Swiss bankers are going back to the basics of cosy and discreet relationships with their clients after disastrous forays into the brash and boastful world of American investment banking, analysts say.
However, the Swiss banking flagships could still be in for a rocky ride this year amid unsettled financial markets and a deepening global economic crisis.
To the dismay of Switzerland, the biggest bank UBS this week posted annual losses for 2008 reaching almost 20 billion francs ($17 billion, 13 billion euros) -- the largest in the country's corporate history.
Meanwhile the second biggest bank, Credit Suisse, lost 8.2 billion, its worst on record.
Both blamed their investment bank units for the damage, and both are aggressively cutting back on those divisions.
At the same time, UBS said it would now refocus "on its Swiss core business, on the large scale and strengths of its international wealth management franchise in Switzerland and on the growth potential of its onshore business globally."
While most of the 5,300 job cuts at Credit Suisse would come from investment bank, the group said it added 340 wealth management "relationship" managers in 2008.
"Basically what they are saying is that we are going to go back to the core business of wealth management for international clients and retail banking within Switzerland," said Arturo Bris, a finance professor at the Swiss business school IMD.
Big Swiss banks offer such wealth management services to locals clients with assets of at least 250,000 Swiss francs, but for those outside Switzerland, it is understood that the entry level is much higher.
But the big banks are now not only showing special attention to these clients, some regular retail banking clients in Switzerland who have not received personal calls from their banks in years have also in recent days received calls offering appointments to "discuss their needs."
A UBS spokeswoman said she could not discuss individual cases but said that such calls are a "normal part of the financial advising business."
She acknowledged that it is "possible that such needs for customer feedback are bigger now."
The shift back to a more personalised banking service marks an end to the high-risk driven world of investment banking that the biggest Swiss banks, particularly UBS, began focusing on about four years ago.
UBS sought in 2005 to boost profits by expanding its investment banking business, particularly pushing into US mortgage-backed securities and structured credit and commodities businesses.
The returns came quickly in the boom years.

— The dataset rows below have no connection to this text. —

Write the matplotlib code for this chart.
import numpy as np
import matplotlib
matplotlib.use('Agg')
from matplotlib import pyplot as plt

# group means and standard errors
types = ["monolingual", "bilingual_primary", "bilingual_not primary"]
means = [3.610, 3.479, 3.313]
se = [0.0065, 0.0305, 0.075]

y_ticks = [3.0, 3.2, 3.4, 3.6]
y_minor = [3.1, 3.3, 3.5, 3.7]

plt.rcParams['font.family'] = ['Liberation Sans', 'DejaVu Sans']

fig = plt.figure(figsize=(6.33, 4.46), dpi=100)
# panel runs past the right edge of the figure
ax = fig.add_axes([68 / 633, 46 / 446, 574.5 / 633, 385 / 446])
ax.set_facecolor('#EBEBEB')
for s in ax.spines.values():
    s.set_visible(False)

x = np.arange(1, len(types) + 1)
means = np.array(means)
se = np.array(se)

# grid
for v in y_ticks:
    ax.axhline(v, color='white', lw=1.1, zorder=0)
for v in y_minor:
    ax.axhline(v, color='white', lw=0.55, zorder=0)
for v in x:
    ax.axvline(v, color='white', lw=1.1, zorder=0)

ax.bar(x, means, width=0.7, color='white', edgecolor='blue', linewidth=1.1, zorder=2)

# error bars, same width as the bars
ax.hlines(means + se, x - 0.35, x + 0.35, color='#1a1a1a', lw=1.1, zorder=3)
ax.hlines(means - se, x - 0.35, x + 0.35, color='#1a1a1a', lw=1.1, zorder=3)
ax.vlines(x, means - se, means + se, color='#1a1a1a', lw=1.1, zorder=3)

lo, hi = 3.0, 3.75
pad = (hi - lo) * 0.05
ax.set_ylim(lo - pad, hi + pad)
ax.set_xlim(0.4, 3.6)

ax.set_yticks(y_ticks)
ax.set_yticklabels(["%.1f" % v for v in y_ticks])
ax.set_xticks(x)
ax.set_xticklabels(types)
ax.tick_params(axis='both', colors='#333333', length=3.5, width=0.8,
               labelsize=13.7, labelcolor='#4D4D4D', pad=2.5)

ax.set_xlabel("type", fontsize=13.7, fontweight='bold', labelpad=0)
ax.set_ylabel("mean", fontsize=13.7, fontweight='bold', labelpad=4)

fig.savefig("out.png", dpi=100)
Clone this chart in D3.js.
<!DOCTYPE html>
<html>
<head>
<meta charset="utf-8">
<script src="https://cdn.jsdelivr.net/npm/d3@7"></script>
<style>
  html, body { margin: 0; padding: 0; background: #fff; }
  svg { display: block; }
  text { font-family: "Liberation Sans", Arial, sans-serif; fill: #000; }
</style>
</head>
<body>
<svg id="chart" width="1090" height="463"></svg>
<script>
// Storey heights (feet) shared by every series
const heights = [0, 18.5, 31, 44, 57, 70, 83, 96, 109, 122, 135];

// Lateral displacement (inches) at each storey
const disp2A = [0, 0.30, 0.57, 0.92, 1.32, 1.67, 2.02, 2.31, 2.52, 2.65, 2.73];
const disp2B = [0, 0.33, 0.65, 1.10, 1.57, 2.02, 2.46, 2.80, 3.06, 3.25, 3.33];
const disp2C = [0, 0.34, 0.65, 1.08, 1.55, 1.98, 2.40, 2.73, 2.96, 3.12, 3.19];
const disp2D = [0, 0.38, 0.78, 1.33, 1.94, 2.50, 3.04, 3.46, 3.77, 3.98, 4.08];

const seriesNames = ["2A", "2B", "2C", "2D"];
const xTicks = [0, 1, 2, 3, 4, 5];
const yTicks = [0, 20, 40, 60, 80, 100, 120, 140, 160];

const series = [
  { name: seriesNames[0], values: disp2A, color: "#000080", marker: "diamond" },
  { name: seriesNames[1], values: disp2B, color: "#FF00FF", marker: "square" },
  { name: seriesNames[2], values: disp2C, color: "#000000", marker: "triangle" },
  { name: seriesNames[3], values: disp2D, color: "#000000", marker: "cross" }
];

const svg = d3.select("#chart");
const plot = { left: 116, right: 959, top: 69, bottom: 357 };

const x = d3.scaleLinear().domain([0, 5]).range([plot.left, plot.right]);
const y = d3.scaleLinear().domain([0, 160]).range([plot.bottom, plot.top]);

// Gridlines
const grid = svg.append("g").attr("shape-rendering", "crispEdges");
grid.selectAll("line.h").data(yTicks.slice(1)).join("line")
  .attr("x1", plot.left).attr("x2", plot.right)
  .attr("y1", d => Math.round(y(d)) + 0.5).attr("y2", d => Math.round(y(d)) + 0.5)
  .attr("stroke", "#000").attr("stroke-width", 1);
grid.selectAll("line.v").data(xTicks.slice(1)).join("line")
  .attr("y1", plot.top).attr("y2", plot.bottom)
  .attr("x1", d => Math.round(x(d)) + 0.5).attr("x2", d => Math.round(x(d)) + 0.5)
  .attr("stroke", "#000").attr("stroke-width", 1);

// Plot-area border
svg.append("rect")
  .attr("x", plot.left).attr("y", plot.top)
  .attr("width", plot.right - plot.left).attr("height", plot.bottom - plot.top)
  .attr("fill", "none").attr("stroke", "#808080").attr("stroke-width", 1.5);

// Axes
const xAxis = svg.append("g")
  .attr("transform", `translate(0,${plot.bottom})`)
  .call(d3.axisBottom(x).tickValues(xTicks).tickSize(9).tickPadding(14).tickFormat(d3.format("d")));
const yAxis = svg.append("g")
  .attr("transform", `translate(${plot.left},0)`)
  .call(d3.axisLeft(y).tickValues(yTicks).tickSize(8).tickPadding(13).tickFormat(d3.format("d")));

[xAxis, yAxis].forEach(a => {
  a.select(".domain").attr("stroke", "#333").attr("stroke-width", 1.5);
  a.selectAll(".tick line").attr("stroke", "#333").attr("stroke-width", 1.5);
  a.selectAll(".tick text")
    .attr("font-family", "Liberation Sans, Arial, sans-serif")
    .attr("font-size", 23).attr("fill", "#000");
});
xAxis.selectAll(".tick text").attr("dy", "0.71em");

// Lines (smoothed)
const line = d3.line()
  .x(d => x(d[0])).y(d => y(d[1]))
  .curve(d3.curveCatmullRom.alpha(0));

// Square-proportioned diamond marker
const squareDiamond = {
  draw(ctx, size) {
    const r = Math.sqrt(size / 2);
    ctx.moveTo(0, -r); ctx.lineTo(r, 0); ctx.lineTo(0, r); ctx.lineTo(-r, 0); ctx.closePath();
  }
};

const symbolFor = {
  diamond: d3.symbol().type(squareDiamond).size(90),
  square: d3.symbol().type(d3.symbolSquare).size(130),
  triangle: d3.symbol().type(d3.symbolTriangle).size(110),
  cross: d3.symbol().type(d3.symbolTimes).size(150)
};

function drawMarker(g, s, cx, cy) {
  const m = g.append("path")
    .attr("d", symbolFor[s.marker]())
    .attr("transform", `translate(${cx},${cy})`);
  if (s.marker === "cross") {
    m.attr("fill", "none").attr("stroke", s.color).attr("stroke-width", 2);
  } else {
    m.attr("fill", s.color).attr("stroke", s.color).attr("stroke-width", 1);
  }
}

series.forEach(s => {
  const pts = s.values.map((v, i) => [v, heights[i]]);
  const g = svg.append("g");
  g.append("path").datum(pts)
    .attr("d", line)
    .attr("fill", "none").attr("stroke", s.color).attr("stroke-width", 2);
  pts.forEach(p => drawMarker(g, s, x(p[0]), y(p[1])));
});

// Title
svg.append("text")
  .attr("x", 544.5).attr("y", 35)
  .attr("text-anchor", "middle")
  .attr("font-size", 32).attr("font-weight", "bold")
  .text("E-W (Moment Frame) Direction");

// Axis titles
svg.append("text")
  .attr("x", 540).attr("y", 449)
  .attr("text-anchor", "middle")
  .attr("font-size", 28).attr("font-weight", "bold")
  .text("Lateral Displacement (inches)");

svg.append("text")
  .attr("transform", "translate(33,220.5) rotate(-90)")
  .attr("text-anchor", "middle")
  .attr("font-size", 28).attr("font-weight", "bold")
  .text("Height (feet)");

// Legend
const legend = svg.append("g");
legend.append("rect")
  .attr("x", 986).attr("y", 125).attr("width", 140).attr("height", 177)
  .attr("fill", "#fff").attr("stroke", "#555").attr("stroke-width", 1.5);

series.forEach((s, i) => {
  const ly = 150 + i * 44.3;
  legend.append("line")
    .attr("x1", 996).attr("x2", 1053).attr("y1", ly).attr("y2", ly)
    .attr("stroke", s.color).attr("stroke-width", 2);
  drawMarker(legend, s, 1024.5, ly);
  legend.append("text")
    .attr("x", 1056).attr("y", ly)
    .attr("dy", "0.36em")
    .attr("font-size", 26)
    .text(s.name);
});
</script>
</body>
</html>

UBS's investment bank unit reported its "most profitable year ever" in 2006, with a 15 percent jump in pre-tax profit as revenues in equities and investment banking soared.
But high profits were fueled by high risks, and the trend began to reverse in 2007, leading to the bank's historic first annual loss.
As the contagion spread from subprime mortgage papers to other types of derivatives, major investment banks began to crumble, with the collapse of Lehman Brothers arguably the darkest hour for the industry.
Analysts say the worst may be over for major Swiss banks, given that they have reduced risks.
"At least they have cleaned up their house," said Bris.
But even if they are returning to the typical brand of Swiss banking, they would still face hurdles.
Manuel Ammann, who is director of the Swiss Institute of Banking and Finance, also said: "You can argue that for the large Swiss banks with investment bank divisions, the worst is over as they have reduced their risks considerably."
But he noted that for general Swiss banks, 2009 could still be difficult "as revenues would be affected by the economic downturn and weak stock markets."
Zuercher Kantonalbank analyst Andreas Venditti also said he expected "challenging market conditions due to the sharp economic weakness."